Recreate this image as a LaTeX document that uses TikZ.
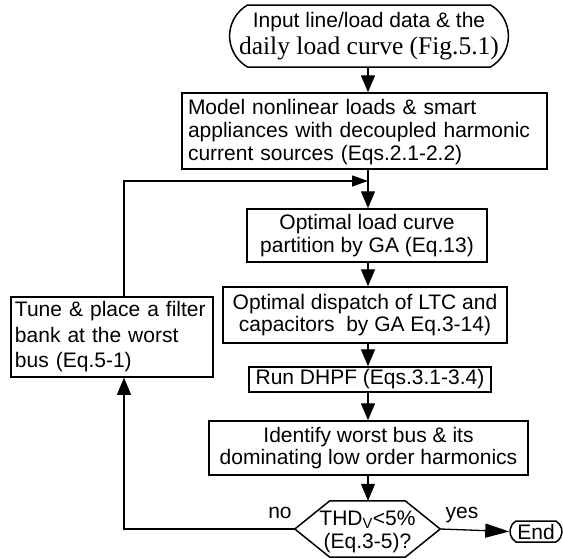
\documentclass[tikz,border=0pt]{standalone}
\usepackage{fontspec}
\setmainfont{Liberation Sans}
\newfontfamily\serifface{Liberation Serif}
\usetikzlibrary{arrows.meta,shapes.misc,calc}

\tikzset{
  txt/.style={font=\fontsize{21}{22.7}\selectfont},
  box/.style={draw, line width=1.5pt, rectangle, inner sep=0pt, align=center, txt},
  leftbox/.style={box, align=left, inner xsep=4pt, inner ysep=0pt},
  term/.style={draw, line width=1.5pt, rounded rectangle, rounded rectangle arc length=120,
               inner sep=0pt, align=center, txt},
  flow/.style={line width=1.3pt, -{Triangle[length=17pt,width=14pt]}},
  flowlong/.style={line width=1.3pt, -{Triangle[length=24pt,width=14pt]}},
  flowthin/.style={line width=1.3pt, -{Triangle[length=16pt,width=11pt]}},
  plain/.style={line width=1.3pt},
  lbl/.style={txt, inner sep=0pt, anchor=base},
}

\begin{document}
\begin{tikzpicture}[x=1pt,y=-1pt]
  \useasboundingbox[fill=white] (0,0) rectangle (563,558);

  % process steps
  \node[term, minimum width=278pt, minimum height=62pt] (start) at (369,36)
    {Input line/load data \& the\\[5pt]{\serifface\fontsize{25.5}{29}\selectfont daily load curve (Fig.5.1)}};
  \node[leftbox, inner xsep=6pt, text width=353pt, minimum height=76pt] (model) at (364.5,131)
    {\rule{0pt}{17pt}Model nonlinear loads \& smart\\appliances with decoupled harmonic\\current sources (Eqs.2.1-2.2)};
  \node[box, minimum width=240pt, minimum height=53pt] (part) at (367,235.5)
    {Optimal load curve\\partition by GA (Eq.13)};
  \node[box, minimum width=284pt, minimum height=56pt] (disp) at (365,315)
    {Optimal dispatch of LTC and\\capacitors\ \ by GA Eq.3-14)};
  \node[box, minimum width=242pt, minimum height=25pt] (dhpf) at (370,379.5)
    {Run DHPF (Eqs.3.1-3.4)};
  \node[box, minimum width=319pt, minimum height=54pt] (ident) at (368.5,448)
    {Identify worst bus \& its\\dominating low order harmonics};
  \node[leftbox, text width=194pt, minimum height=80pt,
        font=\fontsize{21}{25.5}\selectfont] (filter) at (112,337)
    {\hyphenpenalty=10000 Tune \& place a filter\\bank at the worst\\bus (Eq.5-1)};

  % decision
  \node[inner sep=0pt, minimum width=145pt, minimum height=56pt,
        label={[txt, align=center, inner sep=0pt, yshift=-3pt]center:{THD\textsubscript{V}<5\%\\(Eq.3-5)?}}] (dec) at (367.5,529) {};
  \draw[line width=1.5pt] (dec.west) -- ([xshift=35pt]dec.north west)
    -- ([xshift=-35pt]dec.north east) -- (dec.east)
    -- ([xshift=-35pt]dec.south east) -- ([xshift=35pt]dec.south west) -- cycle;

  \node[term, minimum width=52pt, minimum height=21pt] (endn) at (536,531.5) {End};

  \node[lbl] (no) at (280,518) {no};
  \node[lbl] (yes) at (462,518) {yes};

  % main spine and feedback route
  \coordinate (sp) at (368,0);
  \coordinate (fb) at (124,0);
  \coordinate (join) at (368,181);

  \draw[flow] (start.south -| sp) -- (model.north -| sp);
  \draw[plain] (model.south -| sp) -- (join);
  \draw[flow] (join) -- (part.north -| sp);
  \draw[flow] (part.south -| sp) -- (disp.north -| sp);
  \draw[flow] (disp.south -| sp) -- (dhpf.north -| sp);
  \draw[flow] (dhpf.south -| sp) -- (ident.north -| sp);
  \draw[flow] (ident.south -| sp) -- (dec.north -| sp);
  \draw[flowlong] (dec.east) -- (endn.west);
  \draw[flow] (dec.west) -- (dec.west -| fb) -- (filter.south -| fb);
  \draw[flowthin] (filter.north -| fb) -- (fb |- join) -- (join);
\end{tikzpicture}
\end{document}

--- --- ---

- [YOUR OBJECTIVE]:
Please quote the lines of the material, beginning with the first and ending with the one that contains "(0,0) rectangle (563,558);", exactly as written and without any pictures.

- [EXERCISE ANSWER]:
Recreate this image as a LaTeX document that uses TikZ.
\documentclass[tikz,border=0pt]{standalone}
\usepackage{fontspec}
\setmainfont{Liberation Sans}
\newfontfamily\serifface{Liberation Serif}
\usetikzlibrary{arrows.meta,shapes.misc,calc}

\tikzset{
  txt/.style={font=\fontsize{21}{22.7}\selectfont},
  box/.style={draw, line width=1.5pt, rectangle, inner sep=0pt, align=center, txt},
  leftbox/.style={box, align=left, inner xsep=4pt, inner ysep=0pt},
  term/.style={draw, line width=1.5pt, rounded rectangle, rounded rectangle arc length=120,
               inner sep=0pt, align=center, txt},
  flow/.style={line width=1.3pt, -{Triangle[length=17pt,width=14pt]}},
  flowlong/.style={line width=1.3pt, -{Triangle[length=24pt,width=14pt]}},
  flowthin/.style={line width=1.3pt, -{Triangle[length=16pt,width=11pt]}},
  plain/.style={line width=1.3pt},
  lbl/.style={txt, inner sep=0pt, anchor=base},
}

\begin{document}
\begin{tikzpicture}[x=1pt,y=-1pt]
  \useasboundingbox[fill=white] (0,0) rectangle (563,558);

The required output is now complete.